I think I do not understand how Docker volumes work. I have a docker compose file with an app service running a laravel app, a postgres service, and a memcached service. I have named volumes for the laravel storage and for postgres, but nothing is persisted to those volumes. If I look in my file finder there are no files in the folder and when I shut down the db container the data is lost.
…/:/app
When I do things inside the app service container, I can see the changes in my local file system. For instance, if I use composer to add a package, I can look at composer.json in VS Code later and the new package is there. But the two named volumes do not appear to do anything.

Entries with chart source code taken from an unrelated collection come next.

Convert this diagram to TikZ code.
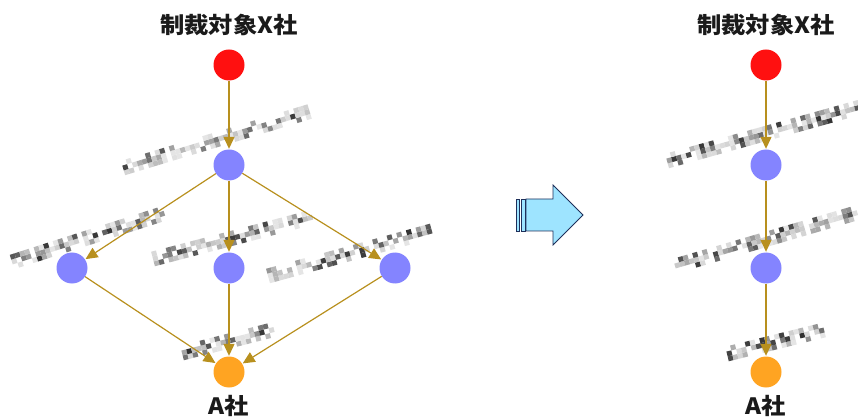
\documentclass[tikz,border=0pt]{standalone}
\usepackage{fontspec}
\newfontfamily\cjk{Noto Sans CJK JP}
\usetikzlibrary{arrows.meta}
\definecolor{nred}{HTML}{FF1010}
\definecolor{nblue}{HTML}{8484FF}
\definecolor{norange}{HTML}{FFA422}
\definecolor{edgec}{HTML}{B8901E}
\definecolor{arrfill}{HTML}{9EE4FF}
\definecolor{arrline}{HTML}{1E2F5A}
\definecolor{txt}{HTML}{1A1A1A}
\tikzset{
  dot/.style={circle,minimum size=31pt,inner sep=0pt,draw=none},
  rdot/.style={dot,fill=nred},
  bdot/.style={dot,fill=nblue},
  odot/.style={dot,fill=norange},
  title/.style={font=\cjk\bfseries\fontsize{22.5}{24}\selectfont,text=txt,inner sep=0pt,xscale=1.08,transform shape},
  edge/.style={draw=edgec,line width=1.2pt,-{Triangle[length=12pt,width=11pt]},shorten >=0.5pt},
}
\newcommand\pixband[5]{%
  \pgfmathsetseed{#5}%
  \pgfmathsetmacro\pbang{atan2(-(#4-#2),#3-#1)}%
  \pgfmathsetmacro\pblen{veclen(#3-#1,#4-#2)}%
  \pgfmathtruncatemacro\pbn{\pblen/5}%
  \begin{scope}[shift={(#1,#2)},rotate=\pbang]
    \foreach \i in {0,...,\pbn}{
      \foreach \j in {-1,0,1}{
        \pgfmathsetmacro\r{rnd}
        \pgfmathsetmacro\w{ifthenelse(\j==0,0.15,0.5)}
        \pgfmathsetmacro\d{max(\r-\w,0.001)/(1-\w)}
        \pgfmathtruncatemacro\g{ifthenelse(\r<\w,0,10+72*\d*\d)}
        \ifnum\g>0
          \fill[black!\g] (\i*5pt, \j*5pt-2.5pt) rectangle ++(5pt,5pt);
        \fi
      }
    }
  \end{scope}}
\begin{document}
\begin{tikzpicture}[x=1pt,y=-1pt]
\useasboundingbox (0,0) rectangle (858,419);
% pixelated labels
\pixband{123}{168}{308}{112}{11}
\pixband{12}{262}{162}{214}{23}
\pixband{153}{259}{317}{216}{37}
\pixband{268}{276}{428}{232}{41}
\pixband{182}{353}{272}{330}{53}
\pixband{667}{161}{857}{108}{67}
\pixband{675}{266}{856}{213}{71}
\pixband{727}{354}{820}{331}{89}
% left graph
\node[title] (t1) at (229,25) {制裁対象X社};
\node[rdot] (r1) at (229,65) {};
\node[bdot] (b1) at (229,165) {};
\node[bdot] (bl) at (72,268) {};
\node[bdot] (bm) at (229,268) {};
\node[bdot] (br) at (395,268) {};
\node[odot] (o1) at (229,372) {};
\node[title] (a1) at (229,406) {A社};
\draw[edge] (r1) -- (b1);
\draw[edge] (b1) -- (bl);
\draw[edge] (b1) -- (bm);
\draw[edge] (b1) -- (br);
\draw[edge] (bl) -- (o1);
\draw[edge] (bm) -- (o1);
\draw[edge] (br) -- (o1);
% right graph
\node[title] (t2) at (766,25) {制裁対象X社};
\node[rdot] (r2) at (766,65) {};
\node[bdot] (b2) at (766,165) {};
\node[bdot] (b3) at (766,268) {};
\node[odot] (o2) at (766,372) {};
\node[title] (a2) at (766,406) {A社};
\draw[edge] (r2) -- (b2);
\draw[edge] (b2) -- (b3);
\draw[edge] (b3) -- (o2);
% block arrow
\draw[arrline,line width=0.8pt,fill=arrfill,line join=miter]
  (526,199) -- (553,199) -- (553,185) -- (583,215) -- (553,245) -- (553,231) -- (526,231) -- cycle;
\draw[arrline,line width=0.7pt,fill=arrfill] (516.5,199) rectangle (519.5,231);
\draw[arrline,line width=0.7pt,fill=arrfill] (521,199) rectangle (525,231);
\end{tikzpicture}
\end{document}
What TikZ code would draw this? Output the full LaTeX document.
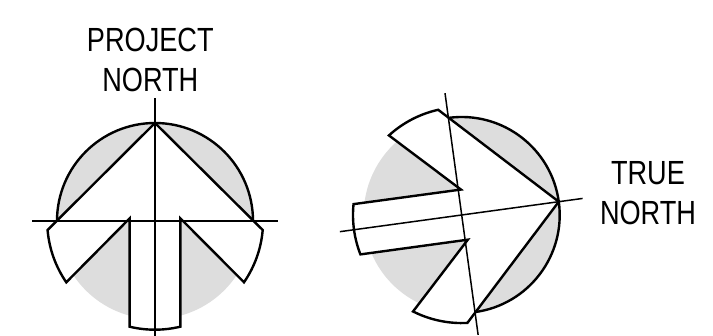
\documentclass[tikz,border=0pt]{standalone}
\usepackage{fontspec}
\setmainfont[FakeStretch=0.81]{Liberation Sans}
\tikzset{
  x=1pt,y=1pt,
  disc/.style={fill=discgrey,draw=none},
  outline/.style={draw=black,line width=2.4pt,line join=miter},
  arrowshape/.style={fill=white,draw=black,line width=2.4pt,line join=miter},
  axis/.style={draw=black,line width=1.5pt},
  lbl/.style={font=\fontsize{33.5}{40}\selectfont,align=center,inner sep=0pt,text=black}
}
\definecolor{discgrey}{HTML}{DDDDDD}
\newcommand{\northmark}{%
  \path[disc] (0,0) circle[radius=98];
  \draw[outline] (180:98) arc[start angle=180,end angle=0,radius=98];
  \draw[arrowshape] (0,98) -- (107.7,-9)
    arc[start angle=-4.8,end angle=-34.6,radius=108]
    -- (25.3,2.7) -- (25.3,-105.7)
    arc[start angle=-76.5,end angle=-103.5,radius=108.7]
    -- (-25.3,2.7) -- (-88.7,-61.3)
    arc[start angle=-145.4,end angle=-175.2,radius=108]
    -- cycle;
}
\begin{document}
\begin{tikzpicture}
\useasboundingbox (0,0) rectangle (713,336);
% left figure
\begin{scope}[shift={(155,115)}]
  \northmark
  \coordinate (lt) at (0,123);
  \coordinate (lb) at (0,-120);
  \coordinate (ll) at (-123,0);
  \coordinate (lr) at (123,0);
  \draw[axis] (lb) -- (lt);
  \draw[axis] (ll) -- (lr);
\end{scope}
% right figure
\begin{scope}[shift={(461.7,121)},rotate=-82.2]
  \northmark
  \coordinate (rt) at (0,122);
  \coordinate (rb) at (0,-123);
  \coordinate (rl) at (-123,0);
  \coordinate (rr) at (121,0);
  \draw[axis] (rb) -- (rt);
  \draw[axis] (rl) -- (rr);
\end{scope}
\node[lbl] (pn) at (150.3,275.7) {PROJECT\\NORTH};
\node[lbl] (tn) at (648,142.8) {TRUE\\NORTH};
\end{tikzpicture}
\end{document}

The containers communicate - php artisan migrate and php artisan db:seed create tables and records in postgres - but the data does not persist.

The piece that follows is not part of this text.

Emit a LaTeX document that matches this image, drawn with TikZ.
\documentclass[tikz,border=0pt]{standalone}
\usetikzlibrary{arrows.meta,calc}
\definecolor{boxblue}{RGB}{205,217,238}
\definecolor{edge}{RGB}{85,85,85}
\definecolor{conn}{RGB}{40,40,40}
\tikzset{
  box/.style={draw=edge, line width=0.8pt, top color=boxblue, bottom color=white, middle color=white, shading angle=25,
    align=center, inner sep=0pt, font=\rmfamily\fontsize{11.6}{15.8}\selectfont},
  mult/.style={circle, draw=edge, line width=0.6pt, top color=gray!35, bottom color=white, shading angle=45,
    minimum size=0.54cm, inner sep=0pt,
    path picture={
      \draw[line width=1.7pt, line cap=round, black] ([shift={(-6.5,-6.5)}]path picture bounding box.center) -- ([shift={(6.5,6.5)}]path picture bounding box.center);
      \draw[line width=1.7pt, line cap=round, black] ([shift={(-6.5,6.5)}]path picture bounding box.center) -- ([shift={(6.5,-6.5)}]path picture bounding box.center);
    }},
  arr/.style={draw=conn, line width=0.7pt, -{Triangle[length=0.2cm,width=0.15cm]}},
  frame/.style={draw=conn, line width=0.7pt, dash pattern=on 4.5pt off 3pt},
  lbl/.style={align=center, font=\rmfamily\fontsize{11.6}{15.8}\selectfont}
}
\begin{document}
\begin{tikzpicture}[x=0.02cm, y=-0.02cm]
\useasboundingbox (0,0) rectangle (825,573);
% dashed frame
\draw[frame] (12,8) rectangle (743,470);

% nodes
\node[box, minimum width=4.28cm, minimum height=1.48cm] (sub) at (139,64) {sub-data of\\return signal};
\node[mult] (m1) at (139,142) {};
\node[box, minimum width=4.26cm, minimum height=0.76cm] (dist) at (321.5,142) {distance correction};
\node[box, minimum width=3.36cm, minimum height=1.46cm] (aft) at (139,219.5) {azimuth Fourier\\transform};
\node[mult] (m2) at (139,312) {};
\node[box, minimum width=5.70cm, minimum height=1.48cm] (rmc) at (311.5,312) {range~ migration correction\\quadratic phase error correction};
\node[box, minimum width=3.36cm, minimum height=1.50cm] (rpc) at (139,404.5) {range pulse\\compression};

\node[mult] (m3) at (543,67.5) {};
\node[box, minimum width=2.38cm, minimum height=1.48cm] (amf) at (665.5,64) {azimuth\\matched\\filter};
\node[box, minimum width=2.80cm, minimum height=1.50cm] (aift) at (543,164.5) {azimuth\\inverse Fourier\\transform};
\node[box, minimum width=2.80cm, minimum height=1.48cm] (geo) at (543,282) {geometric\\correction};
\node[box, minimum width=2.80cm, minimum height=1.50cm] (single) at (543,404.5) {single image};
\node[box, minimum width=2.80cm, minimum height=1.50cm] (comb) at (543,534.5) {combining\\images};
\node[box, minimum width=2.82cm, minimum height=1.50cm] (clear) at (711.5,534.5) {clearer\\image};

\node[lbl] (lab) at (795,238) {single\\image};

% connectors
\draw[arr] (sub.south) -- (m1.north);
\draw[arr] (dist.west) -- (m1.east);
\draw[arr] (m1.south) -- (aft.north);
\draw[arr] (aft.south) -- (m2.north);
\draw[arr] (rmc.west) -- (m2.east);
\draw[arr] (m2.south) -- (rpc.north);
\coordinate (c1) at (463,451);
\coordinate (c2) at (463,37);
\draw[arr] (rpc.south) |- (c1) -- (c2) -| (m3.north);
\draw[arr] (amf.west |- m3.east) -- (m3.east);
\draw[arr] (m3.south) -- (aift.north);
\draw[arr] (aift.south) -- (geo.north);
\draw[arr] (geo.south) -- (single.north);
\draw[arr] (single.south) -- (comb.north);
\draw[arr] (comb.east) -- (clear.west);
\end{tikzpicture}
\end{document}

If by “shut down” you mean “stop”, that’s not possible. Stopped containers are still existing containers so data wouldn’t be deleted even if you save it to the container’s filesystem.
If you mean you run docker compose down which deletes the containers, then your mount point in the container could be wrong.
If you run docker compose down -v, that deletes named volumes, so you will indeed lose data.
So that is the path in the container? How would I map that folder to a folder in my actual file system for persistence? I just don’t understand how the volumes work.
Volumes are automatically populated with the data in the container. Not for mounting data from the host or share with the host, although there is a way. Search for “Custom volume path” in my following blogpost:
I think I am understanding more now, but it seems to me that “source” and “destination” labels are used backwards, at least to the way my mind works. A volume binds the “destination” folder in the CONTAINER with the “source” in the VOLUME, and takes the files from the “destination” to populate the “source”. I would label them the other way around, but I’m sure they have a very good reason that I am just unaware of.
So, I guess what I need to do is use the postgres data directory as the “destination” for my volume. That is what I am going to try.
Thanks man! It’s working now and I understand how it works now. You led me there. When you highlighted the mount point from my file, that was the key that unlocked the whole thing for me.